10. The learned Counsel for the Board strenously urged that the Board has to deal with large number of cases and the inaction on the part of the Board to raise objection till 7th of Match, 1975 should not be taken to be such as to preclude the Board from challenging the validity of the admission of the petitioner. It is not disputed that the Board has to deal with large number of cases & allowance has to be made for the inaction of the Board but that too only for a reasonable time. In the case before me after allotting the roll number the Board further allowed the petitioner to take the practical Examination and did not raise objection till 7th of March, 1975. The petitioner was, therefore, put to a great detriment and if it is viewed on practical reality, the petitioner would be put to a great detriment in her future educational career as she will lose years together. The reason is obvious. If the petitioner is now held ineligible for appearing at the Higher Secondary Examination, she will have to sit in Xth class with no culpaple fault of her.

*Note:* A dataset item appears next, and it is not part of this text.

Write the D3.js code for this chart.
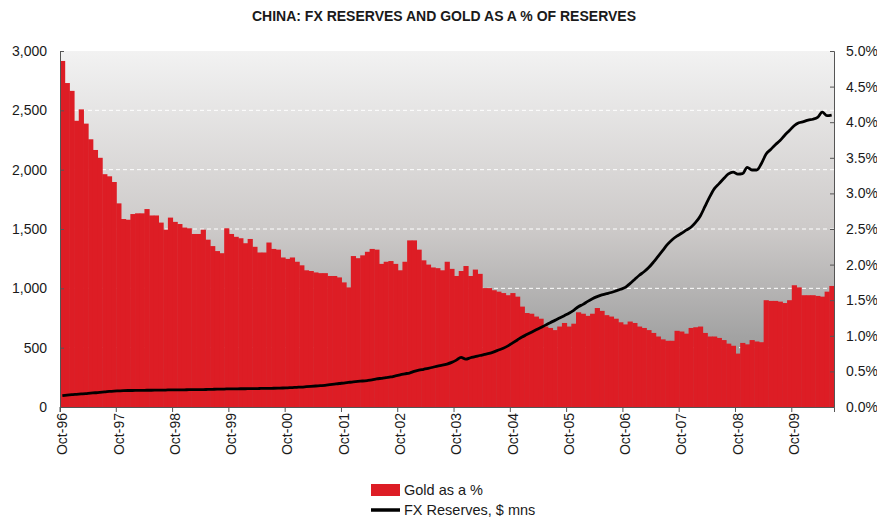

If the Board would have informed the petitioner earlier she would have gore to other Educational Institution for pursuing her studies which would not lengthen her educational career. In the facts and circumstances of this particular case it will be rather inequitable to the petitioner to deny her right to appear at the Examination, as, such denial will bring ruin on her future career and in my opinion the Board, in the circumstances, is precluded from denying the right of the petitioner to appear at the Examination.

11. In the result, the writ petition is accepted, the impugned order dated 7th of March, 1975 (Anuexure 3) and 16th of March, 1975 (Annexure 4) are hereby quashed. The respondents Nos. 2, 3 are directed to declare the result of the petitioner’s Examination held in the year 1975. In the facts and circumstances of the case there shall be no order as to costs.